In the Game Boy port, score multipliers are handled differently. The player can collect floating "X"es hidden in each city, that automatically add a multiplier to his score counter. The first time one is picked up it says "×2", the second time it says "×3", and so on. This only affects points gained after acquiring the multiplier. The points the player already has are unaffected, so it is in the player's best interests to seek the "X"es as soon as possible.
The three cities in which the game is set are modelled after real cities, in terms of landscape and style. They are Liberty City (New York City), San Andreas (San Francisco), and Vice City (Miami).
Those three cities later became the settings for the games Grand Theft Auto III, Grand Theft Auto: Vice City and Grand Theft Auto: San Andreas, although in the last, San Andreas is expanded from a city to an American state, which contains three cities of its own: Los Santos (based on Los Angeles), San Fierro (based on San Francisco), and Las Venturas (based on Las Vegas).
In most cases, missions are started by answering telephones, although some missions are allocated on the spot, or are triggered by entering certain vehicles. Once a phone is touched, the player is stuck doing that mission until he passes or fails it, but with the cars it is different. The player is told "I've got a new job for you, if you want it. Otherwise get the hell out of my car." He then has a few seconds to jump out before that mission begins.
The payphones all stop ringing while a player is on a phone mission, but the mission cars are still available. By accepting a mission car mission the player can override a phone mission (failing it but without a failure notice) and do that mission instead, but a phone mission cannot override a car mission as the phones stop ringing.
At the start of each mission, the player will be given a series of instructions he must follow. The instructions are given in stages, so the objectives can change in a given situation.
Many of the missions involve tasks that can be completed at the player's own pace, so the player can take a leisurely pace, and observe the traffic laws, although there is always a temptation to cut corners. However, sometimes the game imposes time limits on mission completion, or there may be people giving chase, such as enemy gangsters, or the police, forcing the player to cut corners, to get to the destination on time and/or evade the pursuers. This means running red lights, driving on the sidewalk (risking running over pedestrians), and finding shortcuts.
Whilst the cities have other emergency services, as a criminal you are more likely to notice the local cops.

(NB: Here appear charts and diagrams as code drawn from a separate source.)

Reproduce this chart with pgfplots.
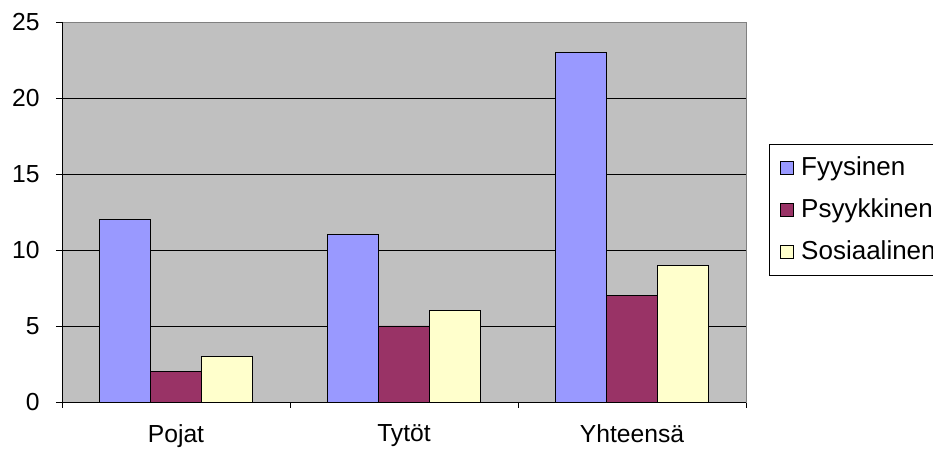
\documentclass[border=0pt]{standalone}
\usepackage{pgfplots}
\pgfplotsset{compat=1.18}
\usepackage{fontspec}
\setmainfont{Liberation Sans}
\definecolor{fyy}{HTML}{9999FF}
\definecolor{psy}{HTML}{993366}
\definecolor{sos}{HTML}{FFFFCC}
\definecolor{bg}{HTML}{C0C0C0}
\begin{document}
\fontsize{18.5pt}{22pt}\selectfont
\begin{tikzpicture}
\useasboundingbox (-46.5pt,-37.5pt) rectangle (653.25pt,301.5pt);
\begin{axis}[
  at={(0,0)}, anchor=south west,
  width=513pt, height=285pt, scale only axis,
  ybar=0pt, bar width=38.25pt,
  xmin=-0.5, xmax=2.5, ymin=0, ymax=25,
  xtick={0,1,2}, xticklabels={Pojat,Tytöt,Yhteensä},
  major x tick style={draw=none},
  minor xtick={-0.5,0.5,1.5,2.5},
  minor x tick style={black},
  minor tick length=4.5pt,
  ytick={0,5,10,15,20,25},
  major tick length=4.5pt,
  tick align=outside,
  ytick style={black},
  xtick pos=bottom, ytick pos=left,
  ymajorgrids, grid style={black, line width=0.6pt},
  axis background/.style={fill=bg},
  axis line style={draw=gray},
  /pgf/number format/assume math mode=true,
  tick label style={font=\fontsize{18.5pt}{22pt}\selectfont},
  xticklabel style={yshift=-6pt},
  yticklabel style={xshift=-6pt},
  legend style={at={(rel axis cs:1.0336,0.68)}, anchor=north west,
    draw=black, fill=white, font=\fontsize{19.5pt}{23pt}\selectfont,
    row sep=10.5pt, inner xsep=5pt, inner ysep=7.5pt},
  legend cell align=left,
  legend image code/.code={\draw[#1,draw=black,line width=0.6pt] (0pt,-4.9pt) rectangle (9.75pt,4.9pt);
    \path[draw=none,fill=none] (-3pt,0pt) -- (14pt,0pt);},
  clip=false,
]
\addplot[fill=fyy, draw=black, line width=0.6pt] coordinates {(0,12) (1,11) (2,23)};
\addplot[fill=psy, draw=black, line width=0.6pt] coordinates {(0,2) (1,5) (2,7)};
\addplot[fill=sos, draw=black, line width=0.6pt] coordinates {(0,3) (1,6) (2,9)};
\legend{Fyysinen,Psyykkinen,Sosiaalinen}
\draw[black, line width=0.6pt] (rel axis cs:0,1) -- (rel axis cs:0,0) -- (rel axis cs:1,0);
\end{axis}
\end{tikzpicture}
\end{document}
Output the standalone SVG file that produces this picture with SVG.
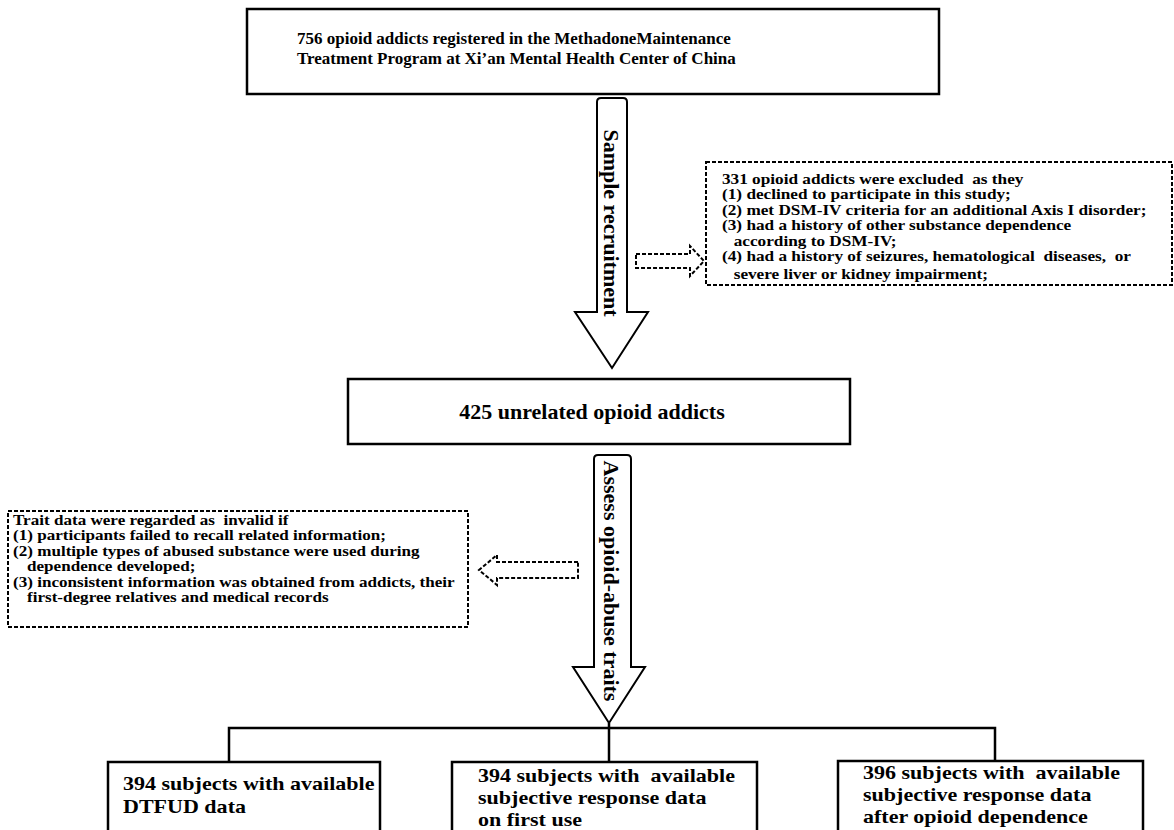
<svg xmlns="http://www.w3.org/2000/svg" width="1174" height="830" viewBox="0 0 1174 830">
<style>
.box{fill:#fff;stroke:#000;stroke-width:2.5}
.dash{fill:#fff;stroke:#000;stroke-width:2;stroke-dasharray:4 2}
.arr{fill:#fff;stroke:#000;stroke-width:2;stroke-linejoin:miter}
.ln{fill:none;stroke:#000;stroke-width:2.5}
text{font-family:"Liberation Serif","Times New Roman",serif;font-weight:bold;fill:#000;white-space:pre}
.big{font-size:22px}
.low{font-size:19.5px}
.mid{font-size:17px}
.sm{font-size:14px}
</style>
<rect width="1174" height="830" fill="#fff"/>
<g id="n-top">
<rect class="box" x="247" y="9" width="692" height="85"/>
<text class="mid" x="297" y="44">756 opioid addicts registered in the MethadoneMaintenance<tspan x="297" y="64">Treatment Program at Xi’an Mental Health Center of China</tspan></text>
</g>
<g id="n-recruit">
<path class="arr" d="M597,312 L597,102 Q597,98 601,98 L623,98 Q627,98 627,102 L627,312 L648,312 L612,368 L575,312 Z"/>
<text class="big" transform="translate(604,223) rotate(90)" text-anchor="middle">Sample recruitment</text>
</g>
<g id="n-excluded">
<rect class="dash" x="706" y="162" width="466" height="123"/>
<text class="sm" transform="translate(722,0) scale(1.23,1)" x="0" y="184">331 opioid addicts were excluded  as they<tspan x="0" y="199.5">(1) declined to participate in this study;</tspan><tspan x="0" y="215">(2) met DSM-IV criteria for an additional Axis I disorder;</tspan><tspan x="0" y="230.5">(3) had a history of other substance dependence</tspan><tspan x="9.5" y="246">according to DSM-IV;</tspan><tspan x="0" y="261.5">(4) had a history of seizures, hematological  diseases,  or</tspan><tspan x="9.5" y="279">severe liver or kidney impairment;</tspan></text>
</g>
<g id="n-425">
<rect class="box" x="348" y="379" width="502" height="65"/>
<text class="big" x="592" y="419" text-anchor="middle">425 unrelated opioid addicts</text>
</g>
<g id="n-assess">
<path class="arr" d="M594,667 L594,459 Q594,455 598,455 L627,455 Q631,455 631,459 L631,667 L645,667 L609,723 L573,667 Z"/>
<text class="big" transform="translate(604,581) rotate(90)" text-anchor="middle">Assess opioid-abuse traits</text>
</g>
<g id="n-invalid">
<rect class="dash" x="8" y="511" width="460" height="116"/>
<text class="sm" transform="translate(13,0) scale(1.22,1)" x="0" y="525">Trait data were regarded as  invalid if<tspan x="0" y="540.5">(1) participants failed to recall related information;</tspan><tspan x="0" y="556">(2) multiple types of abused substance were used during</tspan><tspan x="11.5" y="571.5">dependence developed;</tspan><tspan x="0" y="587">(3) inconsistent information was obtained from addicts, their</tspan><tspan x="11.5" y="602.5">first-degree relatives and medical records</tspan></text>
</g>
<g id="n-dtfud">
<rect class="box" x="108" y="762" width="272" height="72"/>
<text class="low" transform="translate(123,0) scale(1.13,1)" x="0" y="790">394 subjects with available<tspan x="0" y="813">DTFUD data</tspan></text>
</g>
<g id="n-first">
<rect class="box" x="452" y="762" width="305" height="72"/>
<text class="low" transform="translate(478,0) scale(1.13,1)" x="0" y="782">394 subjects with  available<tspan x="0" y="804">subjective response data</tspan><tspan x="0" y="826">on first use</tspan></text>
</g>
<g id="n-after">
<rect class="box" x="838" y="761" width="305" height="73"/>
<text class="low" transform="translate(863,0) scale(1.13,1)" x="0" y="779">396 subjects with  available<tspan x="0" y="801">subjective response data</tspan><tspan x="0" y="823">after opioid dependence</tspan></text>
</g>
<g id="connectors">
<path class="dash" d="M636,254 L690,254 L690,246 L704,261 L690,276 L690,268 L636,268 Z"/>
<path class="dash" d="M578,562 L497,562 L497,555 L479,570 L497,585 L497,578 L578,578 Z"/>
<path class="ln" d="M229,762 L229,728 L995,728 L995,762"/>
<path class="ln" d="M609,723 L609,762"/>
</g>
</svg>
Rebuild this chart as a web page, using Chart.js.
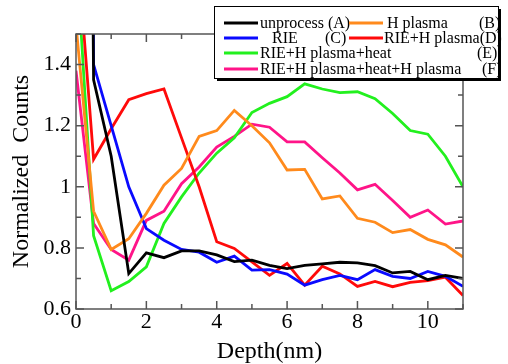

The police are constantly on the lookout for criminals. The player has a 'wanted' level, which reflects how much attention the police give him. At the start of the game this is at zero and the player is ignored, but when the player commits a serious crime, the police give the player more attention, and the wanted level increases, up to a maximum of four.
At wanted level one, the police tend only to give chase if they are in the area anyway, whereas at four, the police set up roadblocks on major roads, shoot on sight, and send everyone available to the player's location. The more crimes the player commits, the higher the rating goes. Also, sometimes the player automatically gets noticed, if a mission leads to someone calling the police, or in the case of bank robberies that not surprisingly put the police on full alert.